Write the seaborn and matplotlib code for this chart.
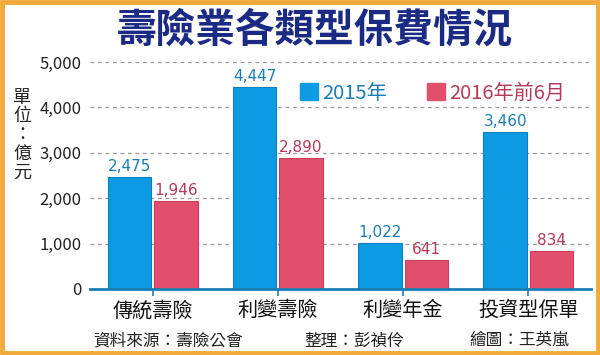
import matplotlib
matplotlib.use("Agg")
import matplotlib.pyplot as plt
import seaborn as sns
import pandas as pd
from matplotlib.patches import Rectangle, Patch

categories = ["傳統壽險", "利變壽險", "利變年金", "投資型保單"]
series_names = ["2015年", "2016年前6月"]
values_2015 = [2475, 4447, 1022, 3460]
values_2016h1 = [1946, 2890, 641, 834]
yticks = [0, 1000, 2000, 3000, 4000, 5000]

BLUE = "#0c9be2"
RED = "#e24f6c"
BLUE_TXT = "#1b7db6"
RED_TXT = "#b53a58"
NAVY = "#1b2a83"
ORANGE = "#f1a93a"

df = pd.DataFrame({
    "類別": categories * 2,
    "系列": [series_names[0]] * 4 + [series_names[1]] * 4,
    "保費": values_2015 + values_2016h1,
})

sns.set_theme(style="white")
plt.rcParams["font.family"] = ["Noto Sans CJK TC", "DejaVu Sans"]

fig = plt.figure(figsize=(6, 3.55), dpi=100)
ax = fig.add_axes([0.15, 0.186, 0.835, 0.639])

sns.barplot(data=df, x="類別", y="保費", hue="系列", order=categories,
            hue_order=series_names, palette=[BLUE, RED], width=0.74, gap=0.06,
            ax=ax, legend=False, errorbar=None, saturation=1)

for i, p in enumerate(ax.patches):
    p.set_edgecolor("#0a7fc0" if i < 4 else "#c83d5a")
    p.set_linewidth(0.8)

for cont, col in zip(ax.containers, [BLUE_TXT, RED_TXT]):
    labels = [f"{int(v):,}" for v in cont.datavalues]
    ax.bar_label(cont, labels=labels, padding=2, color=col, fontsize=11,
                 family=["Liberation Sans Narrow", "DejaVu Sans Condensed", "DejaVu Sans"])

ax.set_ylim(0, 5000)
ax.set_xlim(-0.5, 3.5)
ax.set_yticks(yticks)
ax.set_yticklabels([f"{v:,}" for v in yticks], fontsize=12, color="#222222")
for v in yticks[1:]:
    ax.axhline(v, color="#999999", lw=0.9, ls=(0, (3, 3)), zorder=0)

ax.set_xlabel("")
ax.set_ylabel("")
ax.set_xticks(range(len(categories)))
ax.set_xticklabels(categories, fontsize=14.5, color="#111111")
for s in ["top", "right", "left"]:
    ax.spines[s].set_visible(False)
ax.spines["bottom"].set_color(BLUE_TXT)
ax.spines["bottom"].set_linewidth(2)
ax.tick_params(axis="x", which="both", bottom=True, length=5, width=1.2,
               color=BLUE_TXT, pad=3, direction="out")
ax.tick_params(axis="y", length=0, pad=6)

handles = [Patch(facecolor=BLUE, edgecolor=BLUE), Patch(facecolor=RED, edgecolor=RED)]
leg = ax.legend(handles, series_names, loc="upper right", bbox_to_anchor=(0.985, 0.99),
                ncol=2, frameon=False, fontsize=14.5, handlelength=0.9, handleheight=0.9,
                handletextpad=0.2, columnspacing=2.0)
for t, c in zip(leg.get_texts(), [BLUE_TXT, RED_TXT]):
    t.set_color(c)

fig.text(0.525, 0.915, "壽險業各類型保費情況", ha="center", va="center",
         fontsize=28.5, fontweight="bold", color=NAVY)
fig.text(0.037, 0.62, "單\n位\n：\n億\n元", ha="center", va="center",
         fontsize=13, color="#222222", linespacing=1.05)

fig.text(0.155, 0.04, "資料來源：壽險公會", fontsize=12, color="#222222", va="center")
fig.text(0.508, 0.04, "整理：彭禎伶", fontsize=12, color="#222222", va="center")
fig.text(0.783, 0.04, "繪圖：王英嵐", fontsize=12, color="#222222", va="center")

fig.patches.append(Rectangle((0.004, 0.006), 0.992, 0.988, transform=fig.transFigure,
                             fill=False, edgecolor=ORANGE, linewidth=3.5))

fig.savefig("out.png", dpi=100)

## Task prompt:
Repeat the data above exactly, but not the pictures.

## Solved problem:
Write the seaborn and matplotlib code for this chart.
import matplotlib
matplotlib.use("Agg")
import matplotlib.pyplot as plt
import seaborn as sns
import pandas as pd
from matplotlib.patches import Rectangle, Patch

categories = ["傳統壽險", "利變壽險", "利變年金", "投資型保單"]
series_names = ["2015年", "2016年前6月"]
values_2015 = [2475, 4447, 1022, 3460]
values_2016h1 = [1946, 2890, 641, 834]
yticks = [0, 1000, 2000, 3000, 4000, 5000]

BLUE = "#0c9be2"
RED = "#e24f6c"
BLUE_TXT = "#1b7db6"
RED_TXT = "#b53a58"
NAVY = "#1b2a83"
ORANGE = "#f1a93a"

df = pd.DataFrame({
    "類別": categories * 2,
    "系列": [series_names[0]] * 4 + [series_names[1]] * 4,
    "保費": values_2015 + values_2016h1,
})

sns.set_theme(style="white")
plt.rcParams["font.family"] = ["Noto Sans CJK TC", "DejaVu Sans"]

fig = plt.figure(figsize=(6, 3.55), dpi=100)
ax = fig.add_axes([0.15, 0.186, 0.835, 0.639])

sns.barplot(data=df, x="類別", y="保費", hue="系列", order=categories,
            hue_order=series_names, palette=[BLUE, RED], width=0.74, gap=0.06,
            ax=ax, legend=False, errorbar=None, saturation=1)

for i, p in enumerate(ax.patches):
    p.set_edgecolor("#0a7fc0" if i < 4 else "#c83d5a")
    p.set_linewidth(0.8)

for cont, col in zip(ax.containers, [BLUE_TXT, RED_TXT]):
    labels = [f"{int(v):,}" for v in cont.datavalues]
    ax.bar_label(cont, labels=labels, padding=2, color=col, fontsize=11,
                 family=["Liberation Sans Narrow", "DejaVu Sans Condensed", "DejaVu Sans"])

ax.set_ylim(0, 5000)
ax.set_xlim(-0.5, 3.5)
ax.set_yticks(yticks)
ax.set_yticklabels([f"{v:,}" for v in yticks], fontsize=12, color="#222222")
for v in yticks[1:]:
    ax.axhline(v, color="#999999", lw=0.9, ls=(0, (3, 3)), zorder=0)

ax.set_xlabel("")
ax.set_ylabel("")
ax.set_xticks(range(len(categories)))
ax.set_xticklabels(categories, fontsize=14.5, color="#111111")
for s in ["top", "right", "left"]:
    ax.spines[s].set_visible(False)
ax.spines["bottom"].set_color(BLUE_TXT)
ax.spines["bottom"].set_linewidth(2)
ax.tick_params(axis="x", which="both", bottom=True, length=5, width=1.2,
               color=BLUE_TXT, pad=3, direction="out")
ax.tick_params(axis="y", length=0, pad=6)

handles = [Patch(facecolor=BLUE, edgecolor=BLUE), Patch(facecolor=RED, edgecolor=RED)]
leg = ax.legend(handles, series_names, loc="upper right", bbox_to_anchor=(0.985, 0.99),
                ncol=2, frameon=False, fontsize=14.5, handlelength=0.9, handleheight=0.9,
                handletextpad=0.2, columnspacing=2.0)
for t, c in zip(leg.get_texts(), [BLUE_TXT, RED_TXT]):
    t.set_color(c)

fig.text(0.525, 0.915, "壽險業各類型保費情況", ha="center", va="center",
         fontsize=28.5, fontweight="bold", color=NAVY)
fig.text(0.037, 0.62, "單\n位\n：\n億\n元", ha="center", va="center",
         fontsize=13, color="#222222", linespacing=1.05)

fig.text(0.155, 0.04, "資料來源：壽險公會", fontsize=12, color="#222222", va="center")
fig.text(0.508, 0.04, "整理：彭禎伶", fontsize=12, color="#222222", va="center")
fig.text(0.783, 0.04, "繪圖：王英嵐", fontsize=12, color="#222222", va="center")

fig.patches.append(Rectangle((0.004, 0.006), 0.992, 0.988, transform=fig.transFigure,
                             fill=False, edgecolor=ORANGE, linewidth=3.5))

fig.savefig("out.png", dpi=100)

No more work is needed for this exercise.